Remember from the 3-legged discussion above, that #1 in this list is not considered one of the three legs: it's a one-time step taken by the app developer.  Nor is #3 in this list considered one of the 3 legs, as it is simply the actual request for the protected resource, and is alone repeated at each request.

Also consider that whereas genuine 2-legged OAuth can end up with the consumer storing user data in a private consumer-user data store at the service provider, this 0-legged OAuth cannot end up with user data in its service provider account, because all instances of the consumer share exactly the same account, and that would mix all the users' data together.

This 0-legged OAuth should look remarkably similar to username/password authentication, and in flow that's exactly what it is, where the consumer app is the owner of the username/password instead of the user.  Why would someone go to the trouble of using/inventing 0-legged OAuth instead of just using username/password then?  Two reasons: 1) it may be easier to leverage existing OAuth-supporting code than adding support for username/password, and 2) OAuth provides signatures that mitigates against replay attacks that HTTP basic authentication can be vulnerable to.

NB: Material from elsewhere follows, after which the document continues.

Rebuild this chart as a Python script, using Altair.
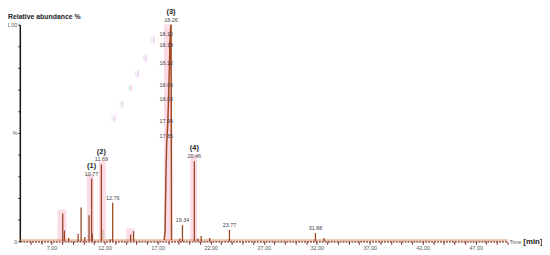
import altair as alt
import pandas as pd

# ---------------- data ----------------
# narrow peaks (retention time in min, relative abundance 0..1)
peak_times = [8.05, 8.21, 8.60, 9.50, 9.78, 10.13, 10.53, 10.77, 10.83, 11.69,
              12.54, 12.76, 14.45, 14.73, 19.09, 19.34, 20.46, 20.79, 21.10,
              21.91, 23.77, 31.88, 32.70]
peak_heights = [0.128, 0.050, 0.016, 0.035, 0.156, 0.020, 0.120, 0.290, 0.035, 0.355,
                0.010, 0.178, 0.031, 0.047, 0.013, 0.075, 0.370, 0.013, 0.025,
                0.015, 0.053, 0.038, 0.016]
# faint (light coloured) peak
faint_times = [11.85]
faint_heights = [0.055]

# main peak profile (3)
main_times = [17.62, 17.70, 17.78, 17.85, 17.96, 18.03, 18.06, 18.12, 18.15, 18.19, 18.26, 18.29, 18.31]
main_heights = [0.006, 0.05, 0.30, 0.45, 0.55, 0.66, 0.72, 0.82, 0.91, 0.96, 1.0, 0.5, 0.006]
main_apex = 18.26

# stacked retention-time labels on the main peak
stack_labels = ["18.15", "18.19", "18.12", "18.06", "18.03", "17.96", "17.85"]
stack_heights = [0.956, 0.907, 0.823, 0.721, 0.655, 0.553, 0.487]

# labelled peaks
labelled_peaks = ["10.77", "11.69", "12.76", "19.34", "20.46", "23.77", "31.88"]
# compound numbers
group_names = ["(1)", "(2)", "(3)", "(4)"]
group_peaks = [10.77, 11.69, 18.26, 20.46]

# integration bands (pink)
band_start = [7.56, 10.34, 11.45, 14.05, 17.60, 20.08]
band_end = [8.39, 10.99, 12.10, 14.79, 18.36, 20.73]
band_top = [0.146, 0.31, 0.37, 0.06, 1.0, 0.40]

# stray pink marks in the upper area
stray_times = [16.65, 15.91, 15.16, 14.51, 13.68, 12.94]
stray_heights = [0.93, 0.845, 0.774, 0.708, 0.633, 0.566]

baseline_level = 0.006
time_start, time_end = 4.0, 50.0
y_ticks = [round(i / 10, 1) for i in range(11)]
x_ticks = list(range(5, 51))

# ---------------- tables ----------------
peaks_df = pd.DataFrame({"t": peak_times, "h": peak_heights, "h0": 0.0})
faint_df = pd.DataFrame({"t": faint_times, "h": faint_heights, "h0": 0.0})
main_df = pd.DataFrame({"t": main_times, "h": main_heights})
height_of = dict(zip(peak_times, peak_heights))
lab_df = pd.DataFrame({"t": [float(s) for s in labelled_peaks], "label": labelled_peaks})
lab_df["h"] = [height_of[v] for v in lab_df["t"]]
height_of[main_apex] = 1.0
grp_df = pd.DataFrame({"t": group_peaks, "label": group_names})
grp_df["h"] = [height_of[v] for v in grp_df["t"]]
apex_df = pd.DataFrame({"t": [main_apex], "h": [1.0], "label": [f"{main_apex:.2f}"]})
stack_df = pd.DataFrame({"t": main_apex, "h": stack_heights, "label": stack_labels})
band_df = pd.DataFrame({"t": band_start, "t2": band_end, "h": band_top, "h0": 0.0})
stray_df = pd.DataFrame({"t": [v - 0.07 for v in stray_times], "t2": [v + 0.07 for v in stray_times],
                         "h": [v - 0.016 for v in stray_heights], "h2": [v + 0.016 for v in stray_heights]})
stray_c_df = pd.DataFrame({"t": [v - 0.3 for v in stray_times], "t2": [v - 0.12 for v in stray_times],
                           "h": [v - 0.012 for v in stray_heights], "h2": [v + 0.012 for v in stray_heights]})
base_df = pd.DataFrame({"t": [time_start], "t2": [time_end], "h": [baseline_level]})
one = pd.DataFrame({"a": [0]})

FONT = "Liberation Sans"
xscale = alt.Scale(domain=[time_start, time_end], nice=False, zero=False)
yscale = alt.Scale(domain=[0, 1], nice=False, zero=True)
xaxis = alt.Axis(values=x_ticks, labelExpr="(datum.value - 7) % 5 == 0 ? format(datum.value, '.2f') : ''",
                 labelOverlap=False, grid=False, title=None, tickSize=3, tickColor="#7a2a2a",
                 domainColor="#7a2a2a", domainWidth=1.2, domainDash=[2, 1], labelFontSize=5.5,
                 labelColor="#555555", labelPadding=1, labelFont=FONT)
yaxis = alt.Axis(values=y_ticks,
                 labelExpr="datum.value == 1 ? '1.00' : (datum.value == 0.5 ? '%' : (datum.value == 0 ? '0' : ''))",
                 labelOverlap=False, grid=False, title=None, tickSize=2, tickColor="#222222",
                 domainColor="#111111", domainWidth=1.5, labelFontSize=5.5, labelColor="#555555",
                 labelPadding=1, labelFont=FONT)


def X(f):
    return alt.X(f, type="quantitative", scale=xscale, axis=xaxis)


def Y(f):
    return alt.Y(f, type="quantitative", scale=yscale, axis=yaxis)


bands = alt.Chart(band_df).mark_rect(color="#fbd3e2", opacity=0.85).encode(
    x=X("t"), x2="t2", y=Y("h0"), y2="h")
stray = alt.Chart(stray_df).mark_rect(color="#f5bde6", opacity=0.8).encode(x=X("t"), x2="t2", y=Y("h"), y2="h2")
stray_c = alt.Chart(stray_c_df).mark_rect(color="#d6f1f8", opacity=0.8).encode(x=X("t"), x2="t2", y=Y("h"), y2="h2")
baseline = alt.Chart(base_df).mark_rule(color="#d98a4c", strokeWidth=1).encode(x=X("t"), x2="t2", y=Y("h"))
peaks = alt.Chart(peaks_df).mark_rule(color="#9a4722", strokeWidth=1.3).encode(x=X("t"), y=Y("h0"), y2="h")
faint = alt.Chart(faint_df).mark_rule(color="#d9b99c", strokeWidth=1.3).encode(x=X("t"), y=Y("h0"), y2="h")
main = alt.Chart(main_df).mark_line(color="#a0481f", strokeWidth=1.5).encode(x=X("t"), y=Y("h"))

num_labels = alt.Chart(lab_df).mark_text(font=FONT, fontSize=5.5, color="#444444", baseline="bottom", dy=-2).encode(
    x=X("t"), y=Y("h"), text="label")
apex_label = alt.Chart(apex_df).mark_text(font=FONT, fontSize=5.5, color="#444444", baseline="bottom", dy=-2).encode(
    x=X("t"), y=Y("h"), text="label")
grp_labels = alt.Chart(grp_df).mark_text(font=FONT, fontSize=7.5, fontWeight="bold", color="#222222",
                                         baseline="bottom", dy=-9).encode(x=X("t"), y=Y("h"), text="label")
stack_labels_chart = alt.Chart(stack_df).mark_text(font=FONT, fontSize=5.5, color="#444444", align="right",
                                                   baseline="middle", dx=2).encode(x=X("t"), y=Y("h"), text="label")

title_txt = alt.Chart(one).mark_text(font=FONT, fontSize=7, fontWeight="bold", color="#222222",
                                     align="left", baseline="alphabetic").encode(
    x=alt.value(-12), y=alt.value(-6), text=alt.value("Relative abundance %"))
time_txt = alt.Chart(one).mark_text(font=FONT, fontSize=5.5, color="#555555", align="left", baseline="middle").encode(
    x=alt.value(497), y=alt.value(221), text=alt.value("Time"))
min_txt = alt.Chart(one).mark_text(font=FONT, fontSize=8, fontWeight="bold", color="#222222",
                                   align="left", baseline="middle").encode(
    x=alt.value(511), y=alt.value(221), text=alt.value("[min]"))

chart = alt.layer(
    bands, stray_c, stray, baseline, peaks, faint, main, num_labels, apex_label, grp_labels,
    stack_labels_chart, title_txt, time_txt, min_txt
).properties(
    width=495, height=220,
    autosize=alt.AutoSizeParams(type="none"),
    padding={"left": 12, "top": 15, "right": 35, "bottom": 12},
    background="white",
).configure_view(stroke=None)

chart.save("out.html", embed_options={"renderer": "svg", "actions": False})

What's else is not 2-legged OAuth

Twitter has an interesting special case of OAuth as well, which also entirely skips the 3-legged flow, yet it is still per user.  The user navigates his/her browser to twitter.com, and obtains an access token directly, with no request token preliminary step.  The user copies and pastes (manually!) this access token into the consumer app, which then simply access the user's private data without ever going through any of the 3-legged flow.  This also has been (incorrectly) referred to by some as "2 legged OAuth", but I hope this discussion can help you see this is a misconception.

Summary

Let's summarize terms and use cases then:

  • 3-legged OAuth: includes user authorization through a web browser for the consumer to access the end user's previously established private user data with a service provider.
  • 2-legged OAuth: skips user authorization, but still has non-empty request and access tokens.  Consumers gain access to an empty account that they may then fill with user data the consumer obtains directly from the user.
  • 0-legged OAuth: skips all three legs by having consumers simply access their own protected resources at the service provider using OAuth signatures based on a private consumer key and secret.  Analogous to username/password for the consumer app.
  • Twitter access token option: also skips all three legs, but still provides access to a user's pre-existing data via a non-empty, manually obtained access token.

Please comment with your thoughts, and indicate whether you agree or disagree.  With so many application-specific half-specs out there claiming to describe "2-legged OAuth", I expect some comments to this post telling me I'm wrong.  That's fine.  I'd be interested in hearing you make a logical case for how you reduce OAuth 3-legs to 2-legs then.  And to reiterate, I'm not invalidating the use cases of what these 0-legged flows are doing, I'm merely suggesting we call it like it is: "0-legged OAuth".